Michael Taubhorn geht gegen seine Nachbarn vor, die mit ihren Baumaßnahmen den Charakter der Frankschen Siedlung verändern.

Ohlsdorf. Individuelle Bedürfnisse und bindende Regeln passen oft nicht zusammen. Diese Erfahrung macht gerade Michael Taubhorn. Er wohnt seit 15 Jahren in der Frankschen Siedlung in Ohlsdorf. Die steht seit einem Jahr unter Denkmalschutz, mithin gibt es genaue Bau- und Gestaltungsvorschriften. Aber Taubhorn hat jetzt festgestellt, dass es Baumaßnahmen gibt, die den Charakter und das Aussehen der Siedlung verändern. "Dann braucht man auch keinen Denkmalschutz", sagt der 53 Jahre alte Erzieher. "Ich will ja nicht der böse Nachbar sein, der die anderen anschwärzt. Aber wenn einer mit Ausnahmen anfängt, ziehen andere nach."

Die Franksche Siedlung zwischen Wellingsbüttler Landstraße und Stübekamp entstand in den Jahren 1935 bis 1939 auf einem etwa zwölf Hektar großen Gelände am damals nördlichen Stadtrand. Die Siedlung mit ihren 545 Häuschen aus rotem Backstein knüpft durch ihre aufgelockerte, licht- und luftdurchlässige Gestaltung an die Ideale der Gartenstadtbewegung an und bildete damit einen Gegensatz zu früheren Großwohnblöcken. Ihr Erbauer und Namensgeber Paul Frank (1878 bis 1951) war einer der führenden Architekten des "Neuen Bauens" unter Oberbaudirektor Fritz Schumacher und an zahlreichen Bauvorhaben des Reformwohnungsbaus beteiligt. Häuser in der Frankschen Siedlung werden aktuell für mehr als 300.000 Euro gehandelt.

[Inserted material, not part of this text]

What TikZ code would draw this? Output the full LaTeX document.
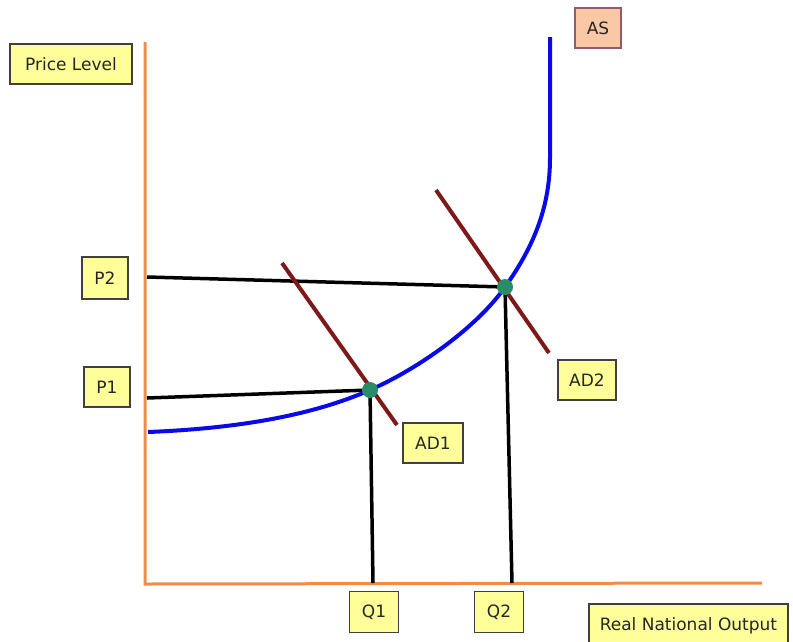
\documentclass[tikz,border=0pt]{standalone}
\usepackage{fontspec}
\setmainfont{DejaVu Sans}
\definecolor{axiscol}{RGB}{240,140,72}
\definecolor{lblfill}{RGB}{255,255,153}
\definecolor{asfill}{RGB}{250,200,165}
\definecolor{asdraw}{RGB}{150,90,110}
\definecolor{adcol}{RGB}{125,25,25}
\definecolor{ascol}{RGB}{10,10,230}
\definecolor{eqcol}{RGB}{40,140,105}
\begin{document}
\begin{tikzpicture}[x=1pt,y=-1pt,
  lbl/.style={draw=black!75, line width=1.5pt, fill=lblfill, rectangle, inner sep=0pt,
    font=\fontsize{17}{19}\selectfont, text=black!85},
  axis/.style={draw=axiscol, line width=3pt, line join=miter},
  guide/.style={draw=black, line width=3.5pt},
  adline/.style={draw=adcol, line width=4pt},
  asline/.style={draw=ascol, line width=4pt},
  eq/.style={circle, fill=eqcol, inner sep=0pt, minimum size=16pt}]
\useasboundingbox (0,0) rectangle (793,641);
% axes
\coordinate (ytop) at (145,42);
\coordinate (origin) at (145,584);
\coordinate (xend) at (762,583);
\draw[axis] (ytop) -- (origin) -- (xend);
% labels
\node[lbl, minimum width=122pt, minimum height=40pt] (pl) at (71,64) {Price Level};
\node[lbl, fill=asfill, draw=asdraw, minimum width=46pt, minimum height=40pt] (aslbl) at (598,28) {AS};
\node[lbl, minimum width=46pt, minimum height=42pt] (p2) at (105,278) {P2};
\node[lbl, minimum width=46pt, minimum height=40pt] (p1) at (107,387) {P1};
\node[lbl, minimum width=60pt, minimum height=40pt] (ad1) at (433,443) {AD1};
\node[lbl, minimum width=58pt, minimum height=40pt] (ad2) at (587,380) {AD2};
\node[lbl, minimum width=49pt, minimum height=41pt] (q1) at (374,612) {Q1};
\node[lbl, minimum width=49pt, minimum height=41pt] (q2) at (499,612) {Q2};
\node[lbl, anchor=north west, minimum height=44pt, inner xsep=11pt] (rno) at (588,603) {Real National Output};
% equilibrium points
\coordinate (E1) at (370,390);
\coordinate (E2) at (505,287);
\coordinate (p1end) at (147,398);
\coordinate (p2end) at (147,277);
\coordinate (q1end) at (373,583);
\coordinate (q2end) at (512,583);
% guide lines
\draw[guide] (p2end) -- (E2) -- (q2end);
\draw[guide] (p1end) -- (E1) -- (q1end);
% AD lines
\coordinate (ad1a) at (282,263);
\coordinate (ad1b) at (397,425);
\coordinate (ad2a) at (436,190);
\coordinate (ad2b) at (549,353);
\draw[adline] (ad1a) -- (ad1b);
\draw[adline] (ad2a) -- (ad2b);
% AS curve
\coordinate (as0) at (148,432);
\coordinate (asv) at (550,158);
\coordinate (astop) at (550,37);
\draw[asline] (as0) .. controls (250,428) and (320,412) .. (E1)
  .. controls (420,368) and (478,326) .. (E2)
  .. controls (535,245) and (550,205) .. (asv) -- (astop);
\node[eq] (e1) at (E1) {};
\node[eq] (e2) at (E2) {};
\end{tikzpicture}
\end{document}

Im Denkmalpflegeplan gibt es Vorschriften, wie Dachfenster auszusehen haben, dass die Eingangstüren rot gestrichen werden sollen und nur Holzfenster und -türen eingebaut werden dürfen, wie breit eine Terrasse sein darf und wie ein Wintergarten angebaut werden muss. An sechs Häusern hat Taubhorn jetzt Verstöße festgestellt und dem Bezirksamt Nord als Bauaufsichtsbehörde gemeldet. "Ich habe den Eindruck", sagt Michael Taubhorn, "dass manche Leute denken, wenn sie viel Geld für ihr Haus bezahlt haben, dann können sie es auch individuell gestalten. Aber es geht doch auch darum, dass man Regeln einhält und sich an der Gemeinschaft beteiligt."

Dass der Denkmalpflegeplan bindend ist, sieht auch das Bezirksamt so. Der amtierende Bezirksamtsleiter Harald Rösler sagt, man nehme die Meldung von Michael Taubhorn sehr ernst. "Wir begrüßen Hinweise aus der Bevölkerung und prüfen die Angelegenheit. In einigen Fällen sind auch schon Beseitigungsverfügungen ergangen", so Rösler. Michael Taubhorn ist jedoch nicht zufrieden. Deshalb hat er jetzt Akteneinsicht beantragt und will überprüfen, ob das Bezirksamt wirklich die Buchstaben des Gesetzes eingehalten hat.